Классный журнал

Шипилова
Фарфоровый февраль
В мастерской Андрея Черкасова на заводской окраине Москвы тихо, тепло и светло. Помещение находится в подвале жилого дома и принадлежит спортивной школе, в которой Черкасов работает кладовщиком. Художник‑монументалист по образованию, он расписывает фарфоровые фигурки в подвальной комнате уже больше тридцати лет, строит свой фарфоргород, начавшийся с деревни и растущий одновременно и в будущее, и в прошлое. Он сам замешивает фарфор, сам изготовляет краски из пигментов, делает формы, отливает, обжигает и расписывает, покрывает глазурью, снова обжигает. За эти годы Черкасов создал деревню, дореволюционный город, город из воспоминаний своего детства, юности и молодости — шестидесятых, семидесятых и восьмидесятых годов, на очереди — девяностые. Боится не успеть: труд тяжелый, кропотливый и долгий.

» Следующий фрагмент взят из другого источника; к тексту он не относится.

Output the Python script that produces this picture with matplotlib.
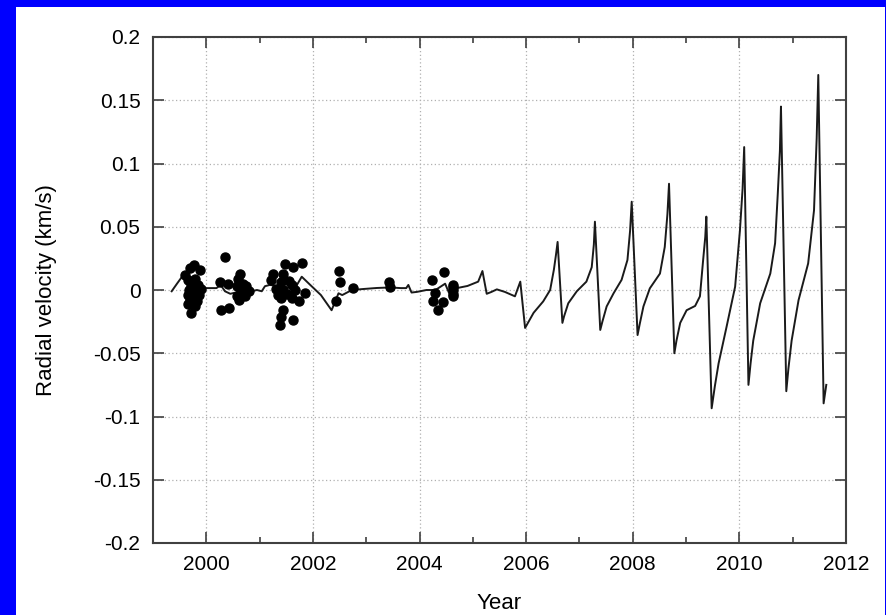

Когда Андрей был художником‑монументалистом, у него не было мастерской — он жил и работал на объектах, а когда стал заниматься фарфором, то не участвовал в выставках, поэтому и мастерскую ему не предлагали. А теперь мастерская есть: от нее десять минут пешком до его квартиры в районе Тушино, где он родился, вырос, учился и работает полжизни. В маленькой мастерской — это от силы двадцать застланных линолеумом метров — столы, стеллажи, коробки, плитка «Мечта» на две конфорки, холодильник «Минск», гитара на стене, узкая и жесткая односпальная тахта. Здесь он живет, а на квартиру заходит раз в неделю полить цветы.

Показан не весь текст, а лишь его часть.